Part of why it seems to work is that each image you bring to mind is only loosely connected with the next. This mimics the natural process of what your brain does as you naturally fall asleep.
Cognitive shuffling hits a sweet spot between conscious and unconscious thought – enough of a task to keep unwelcome thoughts at bay, but not complicated enough to warrant much in the way of executive function.
However no cognitive treatment, including the cognitive shuffle, is expected to be used in isolation. Good sleep hygiene, a cool room and other science-backed recommendations are also important. And if you drink a double espresso just before bed, no amount of cognitive shuffling will send you to sleep. .
Try it!
About the creator of the Cognitive Shuffle:
Dr Luc Beaudoin is a Psychologist, an adjunct professor at Simon Fraser University in Canada and the founder of CogZest. He has a book published: Cognitive Productivity: Using Knowledge to Become Profoundly Effective. He has been published in journals including Philosophy, Psychiatry, & Psychology, Prospects for Artificial Intelligence and Sleep Medicine Reviews.

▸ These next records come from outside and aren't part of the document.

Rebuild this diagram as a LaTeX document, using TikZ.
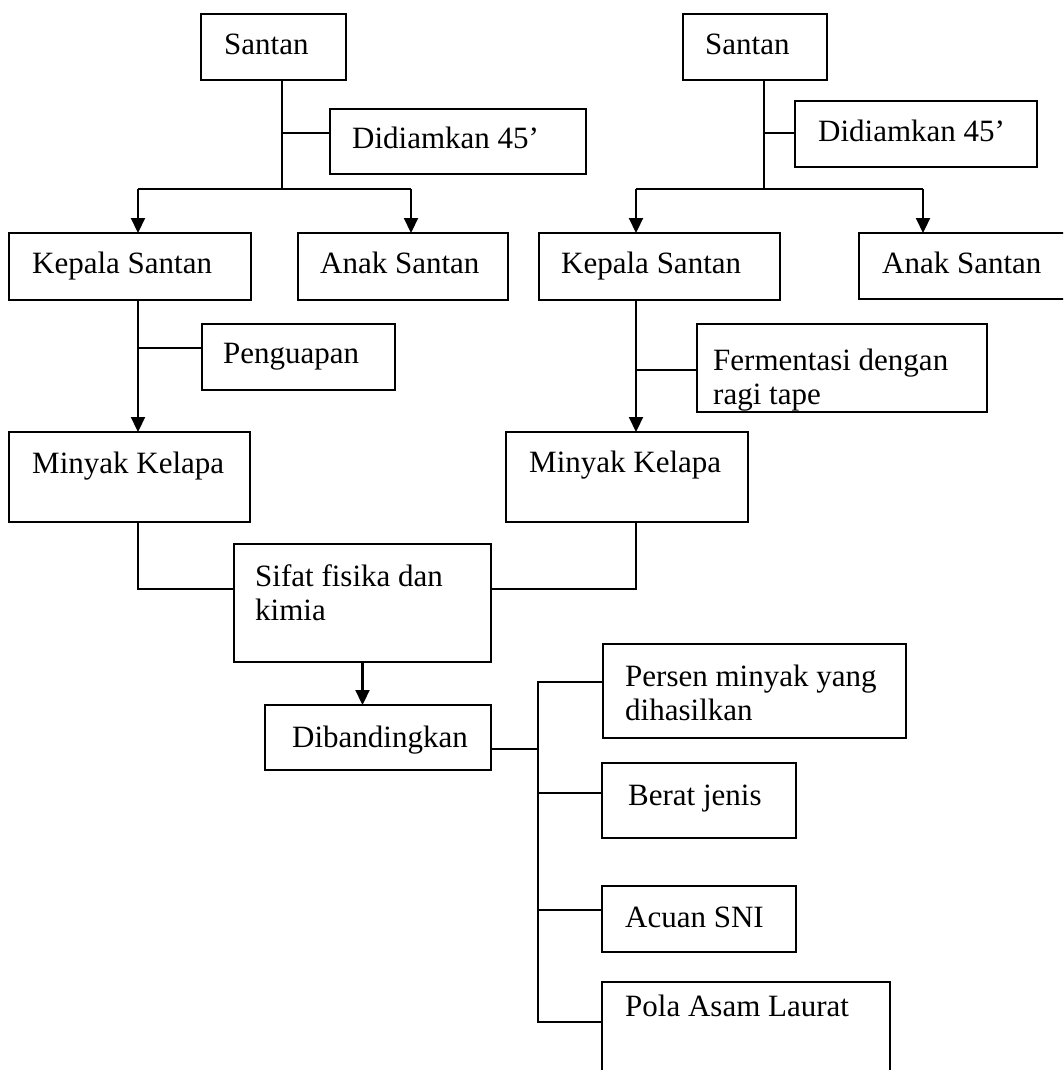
\documentclass[tikz,border=0pt]{standalone}
\usepackage{fontspec}
\setmainfont{Liberation Serif}
\usetikzlibrary{arrows.meta}
\tikzset{
  boxst/.style={draw, rectangle, line width=2.2pt, inner sep=0pt, outer sep=0pt},
  txtst/.style={inner sep=0pt, anchor=base west, align=left, font=\fontsize{31}{34}\selectfont},
  conn/.style={line width=2.2pt},
  arr/.style={line width=2.2pt, -{Triangle[width=14pt,length=15pt]}},
}
% #1 name, #2 left, #3 top, #4 right, #5 bottom, #6 text dx, #7 dy of last baseline, #8 text
\newcommand\mybox[8]{%
  \node[boxst, anchor=north west, minimum width={#4-#2}, minimum height={#5-#3}] (#1) at (#2,#3) {};
  \node[txtst] (#1t) at ([xshift=#6pt, yshift=-#7pt]#1.north west) {#8};
}
\begin{document}
\begin{tikzpicture}[x=1pt, y=-1pt]
\useasboundingbox (0,0) rectangle (1063,1070);
\clip (0,0) rectangle (1063,1070);
% left branch
\mybox{sL}{201}{14}{346}{80}{23}{41}{Santan}
\mybox{dL}{330}{109}{586}{174}{22}{39}{Didiamkan 45’}
\mybox{kL}{9}{233}{251}{300}{23}{40}{Kepala Santan}
\mybox{aL}{298}{233}{508}{300}{22}{40}{Anak Santan}
\mybox{pL}{202}{324}{395}{390}{21}{39}{Penguapan}
\mybox{mL}{9}{432}{250}{522}{23}{41}{Minyak Kelapa}
% right branch
\mybox{sR}{683}{14}{827}{80}{22}{41}{Santan}
\mybox{dR}{795}{101}{1037}{167}{23}{40}{Didiamkan 45’}
\mybox{kR}{539}{233}{780}{300}{22}{40}{Kepala Santan}
\mybox{aR}{859}{233}{1075}{299}{23}{40}{Anak Santan}
\mybox{fR}{697}{324}{987}{412}{16}{80}{\fontsize{31}{33}\selectfont Fermentasi dengan\\ragi tape}
\mybox{mR}{506}{432}{748}{522}{23}{40}{Minyak Kelapa}
% lower part
\mybox{sf}{234}{544}{491}{662}{21}{76}{Sifat fisika dan\\kimia}
\mybox{db}{265}{705}{491}{770}{27}{42}{Dibandingkan}
\mybox{ps}{603}{644}{906}{738}{22}{76}{\fontsize{31}{33}\selectfont Persen minyak yang\\dihasilkan}
\mybox{bj}{602}{763}{796}{838}{26}{42}{Berat jenis}
\mybox{ac}{602}{886}{796}{952}{23}{41}{Acuan SNI}
\mybox{pa}{602}{982}{890}{1090}{23}{34}{Pola Asam Laurat}
% left connectors
\coordinate (jL) at (282,189);
\coordinate (hL1) at (138,189);
\coordinate (hL2) at (411,189);
\coordinate (cdL) at (282,133);
\coordinate (cpL) at (138,348);
\coordinate (cmL) at (138,589);
\draw[conn] (jL |- sL.south) -- (jL);
\draw[conn] (cdL) -- (cdL -| dL.west);
\draw[conn] (hL1) -- (hL2);
\draw[arr] (hL1) -- (hL1 |- kL.north);
\draw[arr] (hL2) -- (hL2 |- aL.north);
\draw[arr] (hL1 |- kL.south) -- (hL1 |- mL.north);
\draw[conn] (cpL) -- (cpL -| pL.west);
\draw[conn] (hL1 |- mL.south) -- (cmL) -- (cmL -| sf.west);
% right connectors
\coordinate (jR) at (764,189);
\coordinate (hR1) at (636,189);
\coordinate (hR2) at (923,189);
\coordinate (cdR) at (764,133);
\coordinate (cfR) at (636,370);
\coordinate (cmR) at (636,589);
\draw[conn] (jR |- sR.south) -- (jR);
\draw[conn] (cdR) -- (cdR -| dR.west);
\draw[conn] (hR1) -- (hR2);
\draw[arr] (hR1) -- (hR1 |- kR.north);
\draw[arr] (hR2) -- (hR2 |- aR.north);
\draw[arr] (hR1 |- kR.south) -- (hR1 |- mR.north);
\draw[conn] (cfR) -- (cfR -| fR.west);
\draw[conn] (hR1 |- mR.south) -- (cmR) -- (cmR -| sf.east);
% comparison
\draw[arr] (sf.south) -- (sf.south |- db.north);
\coordinate (bT) at (538,682);
\coordinate (bB) at (538,1022);
\coordinate (cdb) at (538,749);
\coordinate (cbj) at (538,793);
\coordinate (cac) at (538,910);
\draw[conn] (cdb -| db.east) -- (cdb);
\draw[conn] (bT -| ps.west) -- (bT) -- (bB) -- (bB -| pa.west);
\draw[conn] (cbj) -- (cbj -| bj.west);
\draw[conn] (cac) -- (cac -| ac.west);
\end{tikzpicture}
\end{document}
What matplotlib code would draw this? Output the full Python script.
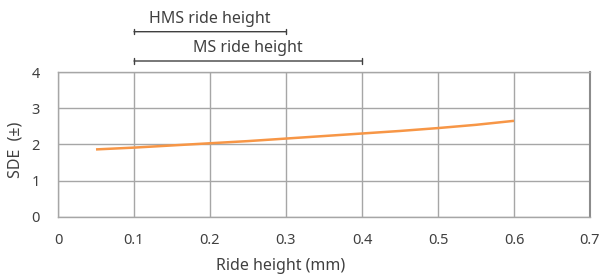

Beaudoin's brain processing theory behind the hack:
The technique is one part of a broader theory of sleep onset that Beaudoin has developed, called ‘somnolent information processing’.
The idea describes a kind of control system for sleep onset and lists factors that help smooth this process as well as some that hinder it.
Mental perturbance – those racing thoughts we all experience from time to time – are one of the things that hinder it.